=== Data shown ===
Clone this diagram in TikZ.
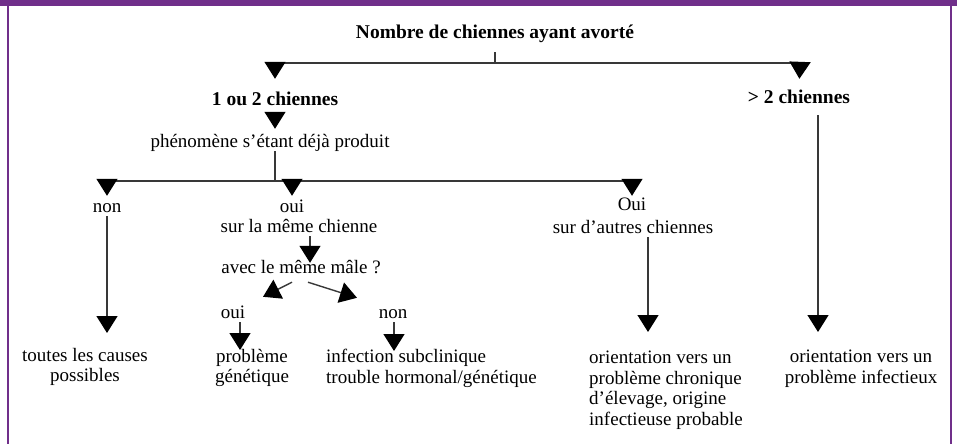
\documentclass[tikz,border=0pt]{standalone}
\usepackage{fontspec}
\setmainfont{Liberation Serif}
\usetikzlibrary{arrows.meta,calc}
\definecolor{bandpurple}{HTML}{702F8A}
\definecolor{linegray}{gray}{0.22}
\tikzset{
  txt/.style={inner sep=0pt, font=\fontsize{19}{20.5}\selectfont, text height=13pt, text depth=4pt, anchor=base},
  btxt/.style={txt, font=\fontsize{19.5}{21}\selectfont\bfseries},
  mtxt/.style={inner sep=0pt, font=\fontsize{19}{20.5}\selectfont},
  conn/.style={draw=linegray, line width=1.4pt},
  arr/.style={conn, -{Triangle[width=21pt,length=17pt,color=black]}},
}
\begin{document}
\begin{tikzpicture}[x=1pt,y=-1pt]
\useasboundingbox (0,0) rectangle (957,444);
% frame
\fill[bandpurple] (0,0) rectangle (957,6);
\draw[bandpurple, line width=1.5pt] (8,6) -- (8,444);
\draw[bandpurple, line width=1.5pt] (951,6) -- (951,444);

% text nodes
\node[btxt] (title) at (495,38) {Nombre de chiennes ayant avorté};
\node[btxt] (n12) at (275,105) {1 ou 2 chiennes};
\node[btxt] (n2) at (799,103) {> 2 chiennes};
\node[txt] (phen) at (270,147) {phénomène s’étant déjà produit};
\node[txt] (non1) at (107,212) {non};
\node[txt] (oui1) at (292,212) {oui};
\node[txt] (sur1) at (299,232) {sur la même chienne};
\node[txt] (avec) at (301,273) {avec le même mâle ?};
\node[txt] (Oui2) at (632,210) {Oui};
\node[txt] (sur2) at (633,233) {sur d’autres chiennes};
\node[txt] (oui2) at (233,318) {oui};
\node[txt] (non2) at (393,318) {non};
\node[mtxt, align=center, anchor=north] (toutes) at (85,348) {toutes les causes\\possibles};
\node[mtxt, align=center, anchor=north] (prob) at (252,349) {problème\\génétique};
\node[mtxt, align=left, anchor=north west] (infect) at (326,349) {infection subclinique\\trouble hormonal/génétique};
\node[mtxt, align=left, anchor=north west] (orient1) at (589,351) {orientation vers un\\problème chronique\\d’élevage, origine\\infectieuse probable};
\node[mtxt, align=center, anchor=north] (orient2) at (861,350) {orientation vers un\\problème infectieux};

% junction coordinates
\coordinate (j1) at (495,63);
\coordinate (a1) at (275,63);
\coordinate (a2) at (800,63);
\coordinate (j2) at (275,181);
\coordinate (b1) at (107,181);
\coordinate (b2) at (292,181);
\coordinate (b3) at (632,181);

% top level
\draw[conn, shorten <=10pt] (title.south) -- (j1);
\draw[conn] (a1) -- (a2);
\draw[arr, shorten >=13pt] (a1) -- (n12.north);
\draw[arr, shorten >=11pt] (a2) -- (n2.north);

% left branch
\draw[arr, shorten <=3pt, shorten >=5pt] (n12.south) -- (n12.south |- phen.north);
\draw[conn] (phen.south -| j2) -- (j2);
\draw[conn] (b1) -- (b3);
\draw[arr, shorten >=3pt] (b1) -- (non1.north);
\draw[arr, shorten >=3pt] (b2) -- (oui1.north);
\draw[arr, shorten >=1pt] (b3) -- (Oui2.north);

% oui, same bitch
\coordinate (s1) at ($(sur1.south)+(11,0)$);
\coordinate (s2) at ($(avec.north)+(9,3)$);
\draw[arr] (s1) -- (s2);
\coordinate (d1) at ($(avec.south)+(-9,5)$);
\coordinate (d2) at ($(oui2.north)+(30,-8)$);
\draw[arr] (d1) -- (d2);
\coordinate (d3) at ($(avec.south)+(7,5)$);
\coordinate (d4) at ($(non2.north)+(-36,-7)$);
\draw[arr] (d3) -- (d4);
\coordinate (p1) at ($(oui2.south)+(7,0)$);
\coordinate (p2) at ($(prob.north)+(-12,1)$);
\draw[arr] (p1) -- (p2);
\coordinate (q1) at ($(non2.south)+(1,0)$);
\coordinate (q2) at ($(infect.north west)+(68,2)$);
\draw[arr] (q1) -- (q2);

% non
\coordinate (t2) at ($(toutes.north)+(22,-15)$);
\draw[arr] (non1.south) -- (t2);

% Oui, other bitches
\coordinate (r1) at ($(sur2.south)+(15,0)$);
\coordinate (r2) at ($(orient1.north west)+(59,-19)$);
\draw[arr] (r1) -- (r2);

% > 2
\coordinate (u1) at ($(n2.south)+(19,8)$);
\coordinate (u2) at ($(orient2.north)+(-43,-18)$);
\draw[arr] (u1) -- (u2);
\end{tikzpicture}
\end{document}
===
* What is being asked:
Write out the full set of lines verbatim, without the pictures.

* Reply to the exercise:
Clone this diagram in TikZ.
\documentclass[tikz,border=0pt]{standalone}
\usepackage{fontspec}
\setmainfont{Liberation Serif}
\usetikzlibrary{arrows.meta,calc}
\definecolor{bandpurple}{HTML}{702F8A}
\definecolor{linegray}{gray}{0.22}
\tikzset{
  txt/.style={inner sep=0pt, font=\fontsize{19}{20.5}\selectfont, text height=13pt, text depth=4pt, anchor=base},
  btxt/.style={txt, font=\fontsize{19.5}{21}\selectfont\bfseries},
  mtxt/.style={inner sep=0pt, font=\fontsize{19}{20.5}\selectfont},
  conn/.style={draw=linegray, line width=1.4pt},
  arr/.style={conn, -{Triangle[width=21pt,length=17pt,color=black]}},
}
\begin{document}
\begin{tikzpicture}[x=1pt,y=-1pt]
\useasboundingbox (0,0) rectangle (957,444);
% frame
\fill[bandpurple] (0,0) rectangle (957,6);
\draw[bandpurple, line width=1.5pt] (8,6) -- (8,444);
\draw[bandpurple, line width=1.5pt] (951,6) -- (951,444);

% text nodes
\node[btxt] (title) at (495,38) {Nombre de chiennes ayant avorté};
\node[btxt] (n12) at (275,105) {1 ou 2 chiennes};
\node[btxt] (n2) at (799,103) {> 2 chiennes};
\node[txt] (phen) at (270,147) {phénomène s’étant déjà produit};
\node[txt] (non1) at (107,212) {non};
\node[txt] (oui1) at (292,212) {oui};
\node[txt] (sur1) at (299,232) {sur la même chienne};
\node[txt] (avec) at (301,273) {avec le même mâle ?};
\node[txt] (Oui2) at (632,210) {Oui};
\node[txt] (sur2) at (633,233) {sur d’autres chiennes};
\node[txt] (oui2) at (233,318) {oui};
\node[txt] (non2) at (393,318) {non};
\node[mtxt, align=center, anchor=north] (toutes) at (85,348) {toutes les causes\\possibles};
\node[mtxt, align=center, anchor=north] (prob) at (252,349) {problème\\génétique};
\node[mtxt, align=left, anchor=north west] (infect) at (326,349) {infection subclinique\\trouble hormonal/génétique};
\node[mtxt, align=left, anchor=north west] (orient1) at (589,351) {orientation vers un\\problème chronique\\d’élevage, origine\\infectieuse probable};
\node[mtxt, align=center, anchor=north] (orient2) at (861,350) {orientation vers un\\problème infectieux};

% junction coordinates
\coordinate (j1) at (495,63);
\coordinate (a1) at (275,63);
\coordinate (a2) at (800,63);
\coordinate (j2) at (275,181);
\coordinate (b1) at (107,181);
\coordinate (b2) at (292,181);
\coordinate (b3) at (632,181);

% top level
\draw[conn, shorten <=10pt] (title.south) -- (j1);
\draw[conn] (a1) -- (a2);
\draw[arr, shorten >=13pt] (a1) -- (n12.north);
\draw[arr, shorten >=11pt] (a2) -- (n2.north);

% left branch
\draw[arr, shorten <=3pt, shorten >=5pt] (n12.south) -- (n12.south |- phen.north);
\draw[conn] (phen.south -| j2) -- (j2);
\draw[conn] (b1) -- (b3);
\draw[arr, shorten >=3pt] (b1) -- (non1.north);
\draw[arr, shorten >=3pt] (b2) -- (oui1.north);
\draw[arr, shorten >=1pt] (b3) -- (Oui2.north);

% oui, same bitch
\coordinate (s1) at ($(sur1.south)+(11,0)$);
\coordinate (s2) at ($(avec.north)+(9,3)$);
\draw[arr] (s1) -- (s2);
\coordinate (d1) at ($(avec.south)+(-9,5)$);
\coordinate (d2) at ($(oui2.north)+(30,-8)$);
\draw[arr] (d1) -- (d2);
\coordinate (d3) at ($(avec.south)+(7,5)$);
\coordinate (d4) at ($(non2.north)+(-36,-7)$);
\draw[arr] (d3) -- (d4);
\coordinate (p1) at ($(oui2.south)+(7,0)$);
\coordinate (p2) at ($(prob.north)+(-12,1)$);
\draw[arr] (p1) -- (p2);
\coordinate (q1) at ($(non2.south)+(1,0)$);
\coordinate (q2) at ($(infect.north west)+(68,2)$);
\draw[arr] (q1) -- (q2);

% non
\coordinate (t2) at ($(toutes.north)+(22,-15)$);
\draw[arr] (non1.south) -- (t2);

% Oui, other bitches
\coordinate (r1) at ($(sur2.south)+(15,0)$);
\coordinate (r2) at ($(orient1.north west)+(59,-19)$);
\draw[arr] (r1) -- (r2);

% > 2
\coordinate (u1) at ($(n2.south)+(19,8)$);
\coordinate (u2) at ($(orient2.north)+(-43,-18)$);
\draw[arr] (u1) -- (u2);
\end{tikzpicture}
\end{document}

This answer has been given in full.